# SOURCE MATERIAL:
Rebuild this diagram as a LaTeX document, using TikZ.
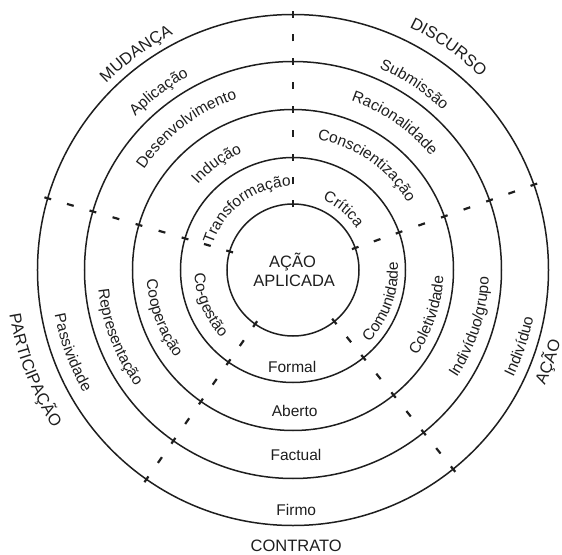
\documentclass[tikz,border=0pt]{standalone}
\usepackage{fontspec}
\setmainfont{Liberation Sans}
\usetikzlibrary{decorations.text}
\definecolor{ink}{HTML}{1E1E1E}
\newcommand\lblfont{\fontsize{15.5}{18}\selectfont}
\newcommand\catfont{\fontsize{16.5}{19}\selectfont}
% clockwise label (upper half): angle, baseline radius, font, text
\newcommand\cwlabel[4]{%
  \path[decorate, decoration={text along path, text={|#3|#4}, text align=center, text color=ink}]
    ({#1+60}:#2) arc[start angle={#1+60}, end angle={#1-60}, radius=#2];}
% counter-clockwise label: angle, baseline radius, font, text
\newcommand\ccwlabel[4]{%
  \path[decorate, decoration={text along path, text={|#3|#4}, text align=center, text color=ink}]
    ({#1-60}:#2) arc[start angle={#1-60}, end angle={#1+60}, radius=#2];}
\begin{document}
\begin{tikzpicture}[x=1pt,y=1pt,
  ring/.style={draw=ink, line width=1.5pt},
  spokedash/.style={draw=ink, line width=2.2pt},
  flat/.style={text=ink, font=\lblfont, anchor=base, inner sep=0pt},
  cat/.style={text=ink, font=\catfont, anchor=base, inner sep=0pt}]
\useasboundingbox (-293,-284) rectangle (269,270);
\coordinate (c) at (0,0);
% circles
\foreach \r in {66,112.5,160.5,208.5,255.5}
  \draw[ring] (c) circle[radius=\r];
% dashed spokes
\foreach \a in {90,163.7,235,308.8,19.5}
  \foreach \r in {66,89.25,112.5,136.5,160.5,184.5,208.5,232,255.5}
    \draw[spokedash] ({\a}:{\r-3.5}) -- ({\a}:{\r+3.5});
% centre
\node[cat] (acao) at (-0.5,2.7) {AÇÃO};
\node[cat] (aplicada) at (1.2,-16.7) {APLICADA};
% MUDANÇA sector
\cwlabel{126}{264}{\catfont}{MUDANÇA}
\cwlabel{127}{220}{\lblfont}{Aplicação}
\cwlabel{127}{180}{\lblfont}{Desenvolvimento}
\cwlabel{125.7}{128}{\lblfont}{Indução}
\cwlabel{127}{84}{\lblfont}{Transformação}
% DISCURSO sector
\cwlabel{55.1}{269}{\catfont}{DISCURSO}
\cwlabel{56.8}{219}{\lblfont}{Submissão}
\cwlabel{55.3}{179}{\lblfont}{Racionalidade}
\cwlabel{55}{133}{\lblfont}{Conscientização}
\cwlabel{50.2}{76}{\lblfont}{Crítica}
% AÇÃO sector
\ccwlabel{-19.8}{277}{\catfont}{AÇÃO}
\ccwlabel{-18.6}{245}{\lblfont}{Indivíduo}
\ccwlabel{-17.7}{196}{\lblfont}{Indivíduo/grupo}
\ccwlabel{-18.5}{150.5}{\lblfont}{Coletividade}
\ccwlabel{-19.6}{105}{\lblfont}{Comunidade}
% PARTICIPAÇÃO sector
\ccwlabel{201.1}{287}{\catfont}{PARTICIPAÇÃO}
\ccwlabel{200.5}{242.6}{\lblfont}{Passividade}
\ccwlabel{201}{195.5}{\lblfont}{Representação}
\ccwlabel{200.2}{146.6}{\lblfont}{Cooperação}
\ccwlabel{202.7}{98.6}{\lblfont}{Co-gestão}
% CONTRATO sector
\node[flat] (formal) at (-0.8,-102.3) {Formal};
\node[flat] (aberto) at (1.7,-146.7) {Aberto};
\node[flat] (factual) at (3,-190) {Factual};
\node[flat] (firmo) at (3.3,-245.7) {Firmo};
\node[cat] (contrato) at (3.2,-281.7) {CONTRATO};
\end{tikzpicture}
\end{document}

# GOAL OF THE EXERCISE:
Return the listing above in full and without alteration, excluding its pictures.

# OUTPUT OF THE EXERCISE:
Rebuild this diagram as a LaTeX document, using TikZ.
\documentclass[tikz,border=0pt]{standalone}
\usepackage{fontspec}
\setmainfont{Liberation Sans}
\usetikzlibrary{decorations.text}
\definecolor{ink}{HTML}{1E1E1E}
\newcommand\lblfont{\fontsize{15.5}{18}\selectfont}
\newcommand\catfont{\fontsize{16.5}{19}\selectfont}
% clockwise label (upper half): angle, baseline radius, font, text
\newcommand\cwlabel[4]{%
  \path[decorate, decoration={text along path, text={|#3|#4}, text align=center, text color=ink}]
    ({#1+60}:#2) arc[start angle={#1+60}, end angle={#1-60}, radius=#2];}
% counter-clockwise label: angle, baseline radius, font, text
\newcommand\ccwlabel[4]{%
  \path[decorate, decoration={text along path, text={|#3|#4}, text align=center, text color=ink}]
    ({#1-60}:#2) arc[start angle={#1-60}, end angle={#1+60}, radius=#2];}
\begin{document}
\begin{tikzpicture}[x=1pt,y=1pt,
  ring/.style={draw=ink, line width=1.5pt},
  spokedash/.style={draw=ink, line width=2.2pt},
  flat/.style={text=ink, font=\lblfont, anchor=base, inner sep=0pt},
  cat/.style={text=ink, font=\catfont, anchor=base, inner sep=0pt}]
\useasboundingbox (-293,-284) rectangle (269,270);
\coordinate (c) at (0,0);
% circles
\foreach \r in {66,112.5,160.5,208.5,255.5}
  \draw[ring] (c) circle[radius=\r];
% dashed spokes
\foreach \a in {90,163.7,235,308.8,19.5}
  \foreach \r in {66,89.25,112.5,136.5,160.5,184.5,208.5,232,255.5}
    \draw[spokedash] ({\a}:{\r-3.5}) -- ({\a}:{\r+3.5});
% centre
\node[cat] (acao) at (-0.5,2.7) {AÇÃO};
\node[cat] (aplicada) at (1.2,-16.7) {APLICADA};
% MUDANÇA sector
\cwlabel{126}{264}{\catfont}{MUDANÇA}
\cwlabel{127}{220}{\lblfont}{Aplicação}
\cwlabel{127}{180}{\lblfont}{Desenvolvimento}
\cwlabel{125.7}{128}{\lblfont}{Indução}
\cwlabel{127}{84}{\lblfont}{Transformação}
% DISCURSO sector
\cwlabel{55.1}{269}{\catfont}{DISCURSO}
\cwlabel{56.8}{219}{\lblfont}{Submissão}
\cwlabel{55.3}{179}{\lblfont}{Racionalidade}
\cwlabel{55}{133}{\lblfont}{Conscientização}
\cwlabel{50.2}{76}{\lblfont}{Crítica}
% AÇÃO sector
\ccwlabel{-19.8}{277}{\catfont}{AÇÃO}
\ccwlabel{-18.6}{245}{\lblfont}{Indivíduo}
\ccwlabel{-17.7}{196}{\lblfont}{Indivíduo/grupo}
\ccwlabel{-18.5}{150.5}{\lblfont}{Coletividade}
\ccwlabel{-19.6}{105}{\lblfont}{Comunidade}
% PARTICIPAÇÃO sector
\ccwlabel{201.1}{287}{\catfont}{PARTICIPAÇÃO}
\ccwlabel{200.5}{242.6}{\lblfont}{Passividade}
\ccwlabel{201}{195.5}{\lblfont}{Representação}
\ccwlabel{200.2}{146.6}{\lblfont}{Cooperação}
\ccwlabel{202.7}{98.6}{\lblfont}{Co-gestão}
% CONTRATO sector
\node[flat] (formal) at (-0.8,-102.3) {Formal};
\node[flat] (aberto) at (1.7,-146.7) {Aberto};
\node[flat] (factual) at (3,-190) {Factual};
\node[flat] (firmo) at (3.3,-245.7) {Firmo};
\node[cat] (contrato) at (3.2,-281.7) {CONTRATO};
\end{tikzpicture}
\end{document}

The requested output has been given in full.